Our little house – courtesy of Googlemaps, as apparently I haven’t taken a photo of it since purchase.

I suspect that many of my clients believe that I live in a beautiful, perfectly restored, historic palace, where every element is carefully planned and selected. Only the ‘historic’ part is true, as in reality I live in a wee little bungalow that has suffered through a number of enthusiastic home-improvement attempts that stalled out before completion. We have a living room with partially-repaired plaster: it’s needed paint and a picture molding put up for approximately three and a half years. Then the kitchen… you get the idea.

Our bathroom is particularly bad, however. We successfully replaced the giant pedestal sink with a much more petite vanity, but in the process wreaked havoc with the drywall. In all honesty, the drywall was pretty rough to begin with, as I stripped the wallpaper off of the bathroom when we first moved in and did nothing to smooth out the glue before painting it, six plus years ago. I do my best with some happy-bright-saturated colors, but I know the truth behind the shower curtain.

Honey onyx hex tiles – perfect combo of traditional and textural for my small space, and the eventual bath floor.

But now, hope is on the horizon! We have decided to bite the bullet and fix up the bathroom, taking off the horrible vinyl bath surround, tiling up the walls, replacing the toilet, and generally making things right. The one budget compromise – we’ll leave the existing (miserable) tile on the floor, as it runs into the hallway and opens up another can of worms. I have my fantasy future bath floor in mind, however: the marble or onyx versions of the traditional patterns: hex, dogbone, basket weave, even octagon-and-dot.
After some mad fantasizing about $42-a-piece glass tiles that had me all excited, I readjusted my expectations and headed off to the store, feeling like it should be simple: I know roughly what is available, what prices are reasonable, where to go, what would match with my existing floor, and what is appropriate for my house (both in terms of era and value). But then, confronted with a world of possibilities, my head kind of exploded… and my sympathy for my clients skyrocketed. This selection stuff is way harder when it’s for your own house!

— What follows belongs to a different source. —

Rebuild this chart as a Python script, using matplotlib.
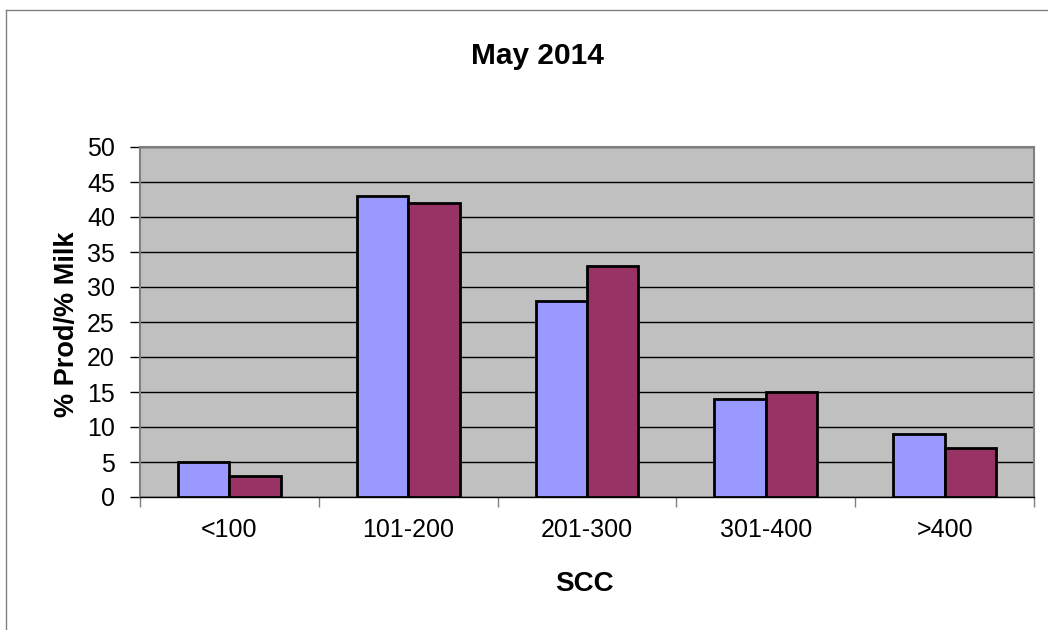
import matplotlib
matplotlib.use("Agg")
import matplotlib.pyplot as plt
import numpy as np
from matplotlib.lines import Line2D

categories = ["<100", "101-200", "201-300", "301-400", ">400"]
prod_pct = [5, 43, 28, 14, 9]
milk_pct = [3, 42, 33, 15, 7]
yticks = [0, 5, 10, 15, 20, 25, 30, 35, 40, 45, 50]

plt.rcParams['font.family'] = ['Liberation Sans', 'DejaVu Sans']

W, H = 1048, 630
fig = plt.figure(figsize=(W/100, H/100), dpi=100)
ax = fig.add_axes([140/W, 1-497/H, (1034-140)/W, (497-147)/H])
ax.set_facecolor('#C0C0C0')

x = np.arange(len(categories))
w = 0.288
ax.bar(x - w/2, prod_pct, width=w, color='#9999FF', edgecolor='black', linewidth=2, zorder=3)
ax.bar(x + w/2, milk_pct, width=w, color='#993366', edgecolor='black', linewidth=2, zorder=3)

ax.set_xlim(-0.5, len(categories) - 0.5)
ax.set_ylim(0, 50)
ax.set_yticks(yticks)
ax.yaxis.grid(True, color='black', linewidth=1, zorder=1)
ax.set_axisbelow(True)

ax.set_xticks(x)
ax.set_xticklabels(categories, fontsize=18)
ax.tick_params(axis='x', length=0, pad=15)
ax.set_xticks(np.arange(-0.5, len(categories)), minor=True)
ax.tick_params(axis='x', which='minor', length=7, width=1, color='#808080', direction='out')
ax.tick_params(axis='y', labelsize=18, length=7, width=1, color='black', direction='out', pad=11)

for s in ['top', 'right', 'left']:
    ax.spines[s].set_color('#808080')
    ax.spines[s].set_linewidth(1.5)
ax.spines['bottom'].set_color('black')
ax.spines['bottom'].set_linewidth(1)

fig.text(584/W, 1 - 584/H, "SCC", fontsize=20, fontweight='bold', ha='center', va='center')
fig.text(67/W, 1 - 324/H, "% Prod/% Milk", fontsize=19.5, fontweight='bold',
         ha='center', va='center', rotation=90)
fig.text(537/W, 1 - 56/H, "May 2014", fontsize=21.5, fontweight='bold',
         ha='center', va='center')

# outer chart border (left and top visible)
fig.add_artist(Line2D([6/W, 6/W], [0, 1 - 10/H], transform=fig.transFigure, color='#808080', linewidth=1))
fig.add_artist(Line2D([6/W, 1], [1 - 10/H, 1 - 10/H], transform=fig.transFigure, color='#808080', linewidth=1))

fig.savefig("out.png", dpi=100)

I came home, armed with an array of samples, and came to a conclusion of what would work best with my dream floor, the current floor, and the white subway wainscot that is a definite – and my husband doesn’t like it. He’ll live with it, he says… but who wants to just live with it? That’s what we have been doing since we moved in, after all.

Clearly, it would have been too easy to end up with the first selection out there – so I’ll head back into the thick of it again soon, and keep posting about my project whenever there’s a development. After all, my clients should be right: I should live in a perfectly-restored, adorable historic home, where every element is well considered… better start somewhere.